Google employs committers to the Apache Spark project and initiated the development of the Kubernetes for Spark operator, which should become generally available with an upcoming version of Spark. Google also today announced a Kubernetes operator for Flink, and is working with the folks behind Presto and Druid to develop Kubernetes operators for those open source projects too.
“One of the reasons we chose those four is they’re less dependent on other projects so they’re a bit more isolated. They’re a little easier to move to Kubernetes first,” Malone tells Datanami. “Plus they have the most popularity behind them, which is also nice. I think over time, we’ll start looking at, okay how can we get things like Hive running on Kubernetes as well.”
At the platform level, Google just wrapped up the first iteration of support for Kubernetes at Cloud Dataproc. But it’s not a wholesale change, as Google is committed to supporting a YARN version indefinitely, Malone says.
“We’ll still have our YARN version of Dataproc available for the very long foreseeable future,” he says. “What we expect will happen is a lot of customers will start doing more development and testing on Kubnerntes and there will be an inflection point where a lot of new development will occur in Kubernetes.”
In fact, Google is taking care to make sure the YARN and Kubernetes versions of Dataproc are, code-wise and compatibility-wise, as close as possible to enable customers to switch back and forth between the two, Malone says.
A Wider Hybrid World
There’s a third factor at play in Google’s emphasis on getting the big data community to adopt Kubernetes: Anthos, its on-premise runtime. Anthos is based on Kubernetes, and the plan is for a version of Cloud Dataproc to run on Anthos at some point in time.

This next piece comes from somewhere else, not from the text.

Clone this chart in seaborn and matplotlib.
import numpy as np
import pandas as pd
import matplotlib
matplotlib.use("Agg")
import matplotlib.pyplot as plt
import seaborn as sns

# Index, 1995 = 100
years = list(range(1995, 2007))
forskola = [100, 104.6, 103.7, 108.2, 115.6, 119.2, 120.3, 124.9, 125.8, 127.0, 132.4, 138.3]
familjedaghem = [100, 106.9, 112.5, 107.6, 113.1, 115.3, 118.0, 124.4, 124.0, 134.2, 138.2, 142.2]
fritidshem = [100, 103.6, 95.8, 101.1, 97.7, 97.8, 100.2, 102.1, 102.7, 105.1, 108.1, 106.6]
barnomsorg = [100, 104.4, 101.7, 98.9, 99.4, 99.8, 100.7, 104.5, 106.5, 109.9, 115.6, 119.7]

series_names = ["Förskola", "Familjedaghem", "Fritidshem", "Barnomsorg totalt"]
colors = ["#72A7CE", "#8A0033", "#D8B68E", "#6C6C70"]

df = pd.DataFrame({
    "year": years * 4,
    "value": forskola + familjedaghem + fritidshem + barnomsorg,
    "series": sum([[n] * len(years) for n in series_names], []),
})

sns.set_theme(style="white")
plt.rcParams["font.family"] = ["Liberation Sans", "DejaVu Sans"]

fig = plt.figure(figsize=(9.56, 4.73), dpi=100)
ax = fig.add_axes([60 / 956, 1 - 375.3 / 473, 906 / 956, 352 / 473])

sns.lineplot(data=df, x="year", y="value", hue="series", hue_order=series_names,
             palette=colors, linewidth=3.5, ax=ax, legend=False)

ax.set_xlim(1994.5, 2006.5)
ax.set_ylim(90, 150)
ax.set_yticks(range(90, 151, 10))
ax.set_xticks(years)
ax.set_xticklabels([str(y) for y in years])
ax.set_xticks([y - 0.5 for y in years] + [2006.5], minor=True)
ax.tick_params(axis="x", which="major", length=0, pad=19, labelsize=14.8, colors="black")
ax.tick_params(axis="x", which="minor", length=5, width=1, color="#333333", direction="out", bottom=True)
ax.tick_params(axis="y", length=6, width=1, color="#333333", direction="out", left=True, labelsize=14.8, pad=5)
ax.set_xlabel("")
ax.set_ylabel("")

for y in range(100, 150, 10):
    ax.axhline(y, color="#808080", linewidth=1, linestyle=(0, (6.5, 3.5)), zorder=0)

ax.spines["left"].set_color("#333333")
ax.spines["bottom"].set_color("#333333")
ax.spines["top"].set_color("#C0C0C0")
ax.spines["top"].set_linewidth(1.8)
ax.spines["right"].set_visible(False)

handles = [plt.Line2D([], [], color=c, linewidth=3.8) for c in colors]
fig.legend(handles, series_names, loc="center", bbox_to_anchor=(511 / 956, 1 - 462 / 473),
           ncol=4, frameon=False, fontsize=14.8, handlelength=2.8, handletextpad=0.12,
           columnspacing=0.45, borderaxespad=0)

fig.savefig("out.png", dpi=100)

“Anthos is a really important component of our long-term strategy for hybrid cloud and multi-cloud,” Malone says. “And Anthos is Kubernetes-based. So to the extent we get Dataproc working and all of the open source components working on Dataproc, it also unlocks the future where Dataproc can run on Anthos, which is very important to us, to offer customer that flexibility of where they use our services.”
The way Malone tells it, Google is committed to helping the community by backing open standards that give customers the ability to move freely. That could reduce the lock-in and revenue for Google Cloud, but Malone says the community-wide benefits of reduced dependencies and complexity is well worth it.
“I’m a Spark developer. I take my Spark code and run it on Dataproc or EMR or Cloudera on-prem,” he says. “I’m thinking about what version is all the stuff in the Hadoop stack. What version of operating system am I using? What does the environment look like? How do I tune that cluster to respond to the resource constraint or availability?
“When we move to Kubernetes, it’s much easier because I as a developer can take my code, package it up with whatever dependences I need, and I stop caring about the other things that honestly aren’t really a value-add to me,” he continues. “It really give a lot more flexibility to the customer.”